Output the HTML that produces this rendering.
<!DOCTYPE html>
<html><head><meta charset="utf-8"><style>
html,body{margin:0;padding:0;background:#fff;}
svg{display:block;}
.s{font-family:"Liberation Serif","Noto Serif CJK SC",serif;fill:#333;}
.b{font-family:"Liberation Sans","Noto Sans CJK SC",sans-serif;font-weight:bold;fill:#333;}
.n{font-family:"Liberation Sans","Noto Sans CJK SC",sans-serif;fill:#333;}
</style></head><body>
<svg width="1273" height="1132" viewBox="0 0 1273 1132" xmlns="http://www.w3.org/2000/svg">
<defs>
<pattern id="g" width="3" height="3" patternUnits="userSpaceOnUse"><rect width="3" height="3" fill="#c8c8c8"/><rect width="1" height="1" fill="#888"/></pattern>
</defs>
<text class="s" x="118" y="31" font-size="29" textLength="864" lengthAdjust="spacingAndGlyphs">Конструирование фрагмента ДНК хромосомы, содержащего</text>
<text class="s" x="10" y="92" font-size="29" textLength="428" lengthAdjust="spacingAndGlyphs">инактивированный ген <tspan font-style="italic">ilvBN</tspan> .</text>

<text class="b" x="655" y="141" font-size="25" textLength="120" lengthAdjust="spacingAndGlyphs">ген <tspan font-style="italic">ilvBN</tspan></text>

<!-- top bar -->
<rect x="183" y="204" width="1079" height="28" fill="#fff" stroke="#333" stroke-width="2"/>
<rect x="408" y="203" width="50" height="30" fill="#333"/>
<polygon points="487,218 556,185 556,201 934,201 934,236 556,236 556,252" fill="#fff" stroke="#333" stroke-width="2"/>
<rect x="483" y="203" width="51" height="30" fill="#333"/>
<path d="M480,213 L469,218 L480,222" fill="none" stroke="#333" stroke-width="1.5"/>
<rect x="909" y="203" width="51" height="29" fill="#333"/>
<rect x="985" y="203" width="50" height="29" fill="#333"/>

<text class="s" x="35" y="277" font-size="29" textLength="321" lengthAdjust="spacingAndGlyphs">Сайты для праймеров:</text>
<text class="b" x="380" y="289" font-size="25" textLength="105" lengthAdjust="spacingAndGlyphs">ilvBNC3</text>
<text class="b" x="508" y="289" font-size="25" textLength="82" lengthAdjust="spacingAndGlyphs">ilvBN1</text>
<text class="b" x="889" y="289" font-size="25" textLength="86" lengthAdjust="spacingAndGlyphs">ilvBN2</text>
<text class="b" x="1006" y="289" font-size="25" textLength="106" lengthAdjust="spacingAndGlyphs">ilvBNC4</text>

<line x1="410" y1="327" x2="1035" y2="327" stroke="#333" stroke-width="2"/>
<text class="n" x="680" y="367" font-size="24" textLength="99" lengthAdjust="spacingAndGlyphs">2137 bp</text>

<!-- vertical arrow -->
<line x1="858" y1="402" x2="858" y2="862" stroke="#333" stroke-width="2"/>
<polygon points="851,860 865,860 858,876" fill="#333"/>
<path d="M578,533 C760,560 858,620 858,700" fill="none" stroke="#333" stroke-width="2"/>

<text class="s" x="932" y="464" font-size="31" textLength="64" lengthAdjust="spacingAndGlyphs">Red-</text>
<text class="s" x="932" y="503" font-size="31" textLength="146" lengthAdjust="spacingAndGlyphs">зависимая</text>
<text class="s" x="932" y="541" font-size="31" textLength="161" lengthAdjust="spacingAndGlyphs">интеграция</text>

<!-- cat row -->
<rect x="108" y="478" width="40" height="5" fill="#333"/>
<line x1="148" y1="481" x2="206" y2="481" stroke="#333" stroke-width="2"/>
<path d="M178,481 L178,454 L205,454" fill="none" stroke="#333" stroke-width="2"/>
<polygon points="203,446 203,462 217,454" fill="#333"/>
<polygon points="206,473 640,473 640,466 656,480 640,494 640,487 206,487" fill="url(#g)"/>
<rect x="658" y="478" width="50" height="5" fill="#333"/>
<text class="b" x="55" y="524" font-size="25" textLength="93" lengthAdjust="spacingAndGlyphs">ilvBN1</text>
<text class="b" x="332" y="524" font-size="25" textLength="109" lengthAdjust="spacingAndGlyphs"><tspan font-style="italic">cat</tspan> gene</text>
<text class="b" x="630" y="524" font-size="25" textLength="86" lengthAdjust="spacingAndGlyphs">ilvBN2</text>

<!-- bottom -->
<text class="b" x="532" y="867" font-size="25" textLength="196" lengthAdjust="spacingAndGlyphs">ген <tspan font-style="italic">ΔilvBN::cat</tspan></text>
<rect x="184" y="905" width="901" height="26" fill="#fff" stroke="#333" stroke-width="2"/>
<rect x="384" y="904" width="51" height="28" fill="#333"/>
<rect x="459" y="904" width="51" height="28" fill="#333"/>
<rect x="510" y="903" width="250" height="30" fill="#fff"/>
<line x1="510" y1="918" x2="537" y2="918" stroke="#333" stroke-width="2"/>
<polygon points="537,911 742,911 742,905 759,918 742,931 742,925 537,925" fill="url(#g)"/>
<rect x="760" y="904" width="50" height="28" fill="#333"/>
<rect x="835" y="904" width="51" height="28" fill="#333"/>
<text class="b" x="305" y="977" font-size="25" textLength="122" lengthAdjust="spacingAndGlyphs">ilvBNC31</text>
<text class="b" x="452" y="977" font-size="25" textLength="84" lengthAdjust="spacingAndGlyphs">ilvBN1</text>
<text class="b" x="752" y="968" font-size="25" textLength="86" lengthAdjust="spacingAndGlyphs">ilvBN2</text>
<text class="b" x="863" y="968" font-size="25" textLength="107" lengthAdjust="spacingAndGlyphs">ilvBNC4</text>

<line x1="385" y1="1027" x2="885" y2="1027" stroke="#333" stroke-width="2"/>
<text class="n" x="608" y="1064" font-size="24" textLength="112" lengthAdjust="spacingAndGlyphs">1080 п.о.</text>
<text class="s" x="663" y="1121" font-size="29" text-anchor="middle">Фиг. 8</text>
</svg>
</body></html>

--

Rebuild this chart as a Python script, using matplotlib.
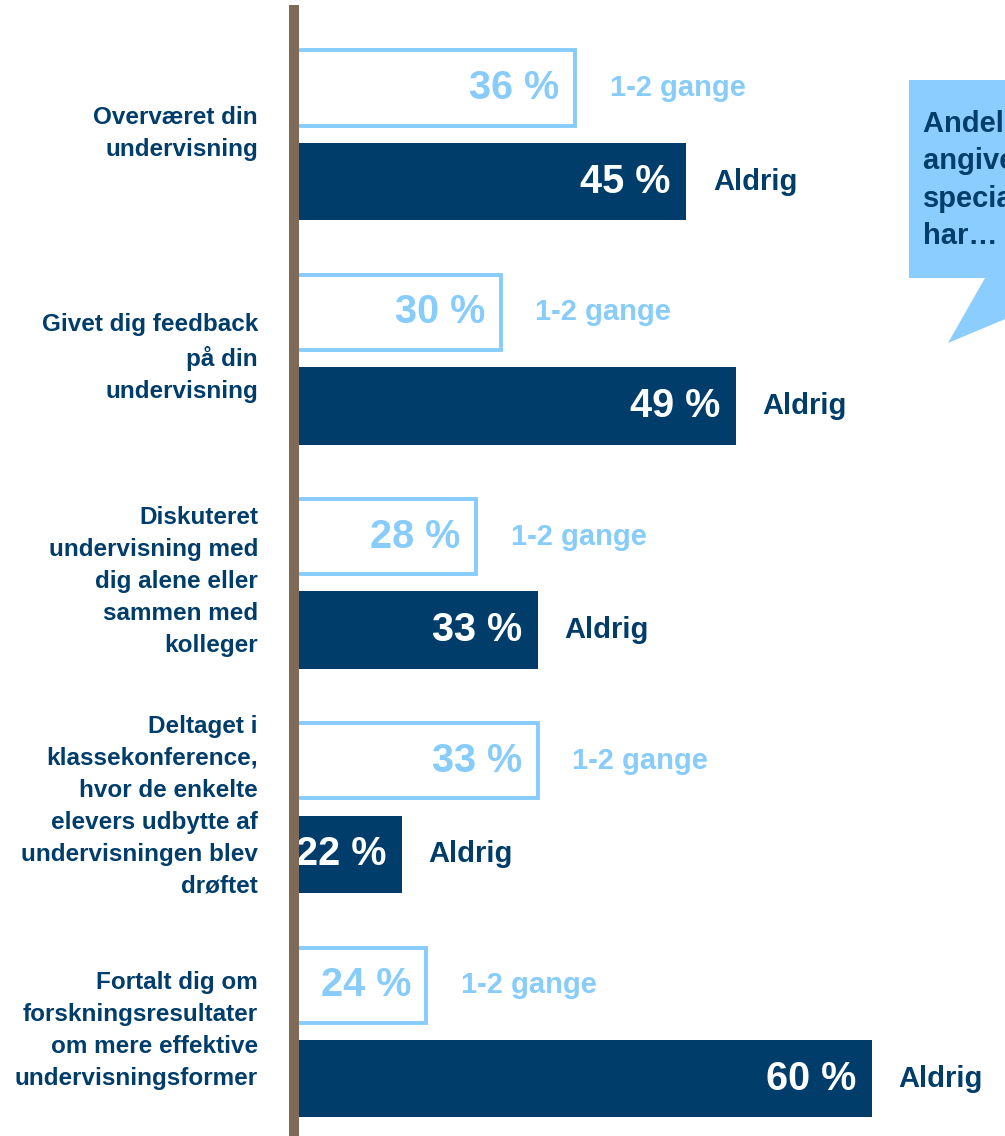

### [Objective]
Collect every line from the records above that contains the word "this".

### [In response]
Output the HTML that produces this rendering.
Rebuild this chart as a Python script, using matplotlib.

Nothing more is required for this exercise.